Mr. Giancarlo stated that The New York Times and the Systemic Risk Council ("SRC") were "ill-informed" concerning claims that, among other things, global regulators have not adequately prepared for clearinghouse failures. Mr. Giancarlo declared that regulators are aware of, and prepared for, clearinghouse failures.

Mr. Giancarlo focused on the SRC's criticism, particularly the suggestion that CCP resolution was the only meaningful action that has been taken. Mr. Giancarlo stated that regulators have already met a number of the SRC's demands in the past five years, including (i) a "set of high-level principles that will guide [FSB's] approach to CCP resolution," and (ii) recovery arrangements that allocate any uncovered credit loss.

Further, Mr. Giancarlo criticized the SRC's recommendations as lacking clarity and encouraging regulatory overreach. Mr. Giancarlo stated that the SRC does not explain several claims, including how recovery tools mentioned in CPMI-IOSCO guidance and self-liquidation would create systemic risk. Mr. Giancarlo also stated that several recommendations are "unprecedented and unexplored" and may "engender unintended consequences." Specifically, he cited the SRC's urging that CCPs be required to (i) issue debt that "they do not need," and (ii) join in a mutualized international CCP-default fund invested in the Bank for International Settlements.

Mr.
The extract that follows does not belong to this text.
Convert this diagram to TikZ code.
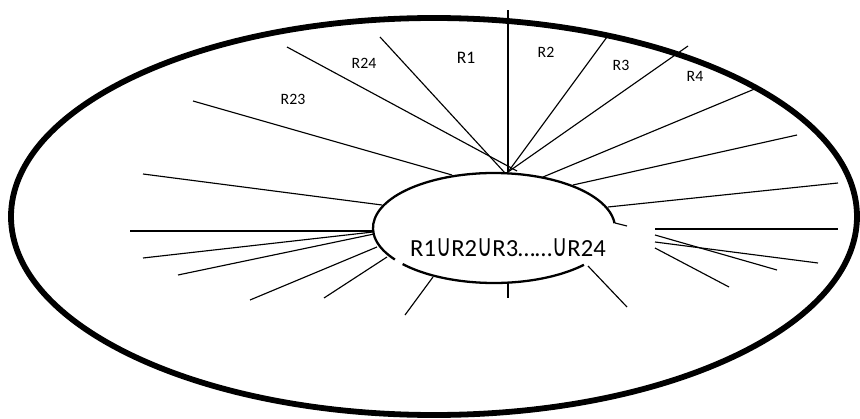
\documentclass[tikz,border=0pt]{standalone}
\usepackage{fontspec}
\setmainfont{Carlito}
\newfontfamily\symfont{DejaVu Sans}
\usepackage{graphicx}
\usepackage{tikz}
\usetikzlibrary{calc}

\newcommand{\un}{{\symfont\fontsize{12.5}{14}\selectfont\scalebox{0.95}[1.4]{∪}}}

\begin{document}
\begin{tikzpicture}[x=0.02cm,y=-0.02cm]
\def\cLine{black}
\def\cText{black}
\def\wThin{0.65pt}
\def\wSet{1.3pt}
\def\wOut{3.3pt}
\useasboundingbox (0,0) rectangle (860,419);
% outer set and the union in the middle
\coordinate (O) at (434,216.5);
\coordinate (C) at (494,228);
\coordinate (H) at (508,172);
\draw[\cLine, line width=\wOut] (O) ellipse[x radius=423, y radius=198.5];
\draw[\cLine, line width=\wSet] ($(C)+(145:121 and 55)$) arc[start angle=145, end angle=355, x radius=121, y radius=55];
\draw[\cLine, line width=\wSet] ($(C)+(42:121 and 55)$) arc[start angle=42, end angle=139, x radius=121, y radius=55];
% upper fan
\draw[\cLine, line width=\wThin] (508,10) -- (H);
\draw[\cLine, line width=\wThin] (380,37) -- (505,173);
\draw[\cLine, line width=\wThin] (287,47) -- (517,171);
\draw[\cLine, line width=\wThin] (607,37) -- (H);
\draw[\cLine, line width=\wThin] (688,46) -- (H);
\draw[\cLine, line width=\wThin] (757,88) -- (543,177);
\draw[\cLine, line width=\wThin] (797,135) -- (573,185);
\draw[\cLine, line width=\wThin] (838,183) -- (608,207);
% left side
\draw[\cLine, line width=\wThin] (193,101) -- (452,175);
\draw[\cLine, line width=\wThin] (143,174) -- (382,205);
\draw[\cLine, line width=\wThin] (130,231) -- (373,231);
\draw[\cLine, line width=\wThin] (143,258) -- (373,232);
\draw[\cLine, line width=\wThin] (178,275) -- (374,234);
\draw[\cLine, line width=\wThin] (250,300) -- (377,247);
\draw[\cLine, line width=\wThin] (324,298) -- (387,257);
% below
\draw[\cLine, line width=\wThin] (405,315) -- (433,277);
\draw[\cLine, line width=\wThin] (508,283) -- (508,298);
\draw[\cLine, line width=\wThin] (588,266) -- (627,307);
% right side
\draw[\cLine, line width=\wThin] (615,223) -- (627,226);
\draw[\cLine, line width=\wThin] (655,229) -- (838,229);
\draw[\cLine, line width=\wThin] (655,235) -- (777,270);
\draw[\cLine, line width=\wThin] (655,242) -- (818,263);
\draw[\cLine, line width=\wThin] (655,248) -- (729,287);
% labels
\node[\cText, font=\fontsize{10}{12}\selectfont] (r1) at (466,58) {R1};
\node[\cText, font=\fontsize{9}{11}\selectfont] (r2) at (546,52) {R2};
\node[\cText, font=\fontsize{9}{11}\selectfont] (r3) at (621,65) {R3};
\node[\cText, font=\fontsize{9}{11}\selectfont] (r4) at (695,76) {R4};
\node[\cText, font=\fontsize{9}{11}\selectfont] (r24) at (364,63) {R24};
\node[\cText, font=\fontsize{9}{11}\selectfont] (r23) at (293,99) {R23};
\node[\cText, font=\fontsize{14}{16}\selectfont] (u) at (508,248) {R1\un R2\un R3……\un R24};
\end{tikzpicture}
\end{document}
Giancarlo noted that, instead of the SRC's recommendations, the CFTC would pursue other initiatives, including:

  • enhancing qualitative derivatives clearing organization (DCO) examination capabilities and quantitative analysis abilities;
  • assessing the resiliency of the client clearing industry as a whole;
  • developing a "more sophisticated" monitoring system for the cleared derivatives industry;
  • expanding its risk analysis scope to include both cleared and uncleared swaps; and
  • creating an overview of the interconnectedness of regulated derivatives markets to the "broader financial system" to better study risk transmission.

Declaring that the CFTC's regulatory framework "provides multiple and overlapping layers of support for CCP resilience," Mr. Giancarlo expressed confidence that the framework will enable DCOs to survive losses of any size.

Commentary / Bob Zwirb

Chair Giancarlo paints a positive picture of both the clearing mandate and the regulatory system's ability to handle the risks associated with it. However, it might be more prudent to take "a more nuanced view of . . . clearing that recognizes its limits," as former Goldman Sachs CEO Gary Cohn puts it. (Gary Cohn, Clearing houses reduce risk, they do not eliminate it, Financial Times, June 22, 2015.) For CCPs, as Mr. Cohn also observes, can become "centres of risk, amplifying problems instead of alleviating them." Id.

Moreover, notwithstanding the impressive array of risk management tools that CCPs and regulators have at their disposal (some of which are a result of Dodd-Frank), one should not be too sanguine. The decision to require central clearing of swaps, as Fed Chairman Jerome Powell points out, has "raised the stakes" for everyone, including CCPs, clearing members, regulators, and the general public. And while CCPs made it through the 2008 financial crisis without direct government assistance, many of their major clearing members did not, as Mr. Powell also notes.

For a less bullish take on all this, see Hester Peirce, Derivatives Clearinghouses: Clearing the Way to Failure, 64 Clev. St. L. Rev. 589 (2016) or Craig Pirrong, A Bill of Goods: Central Counterparties and Systemic Risk, 2 J. Fin. Mkt. Infrastructures 55 (2014).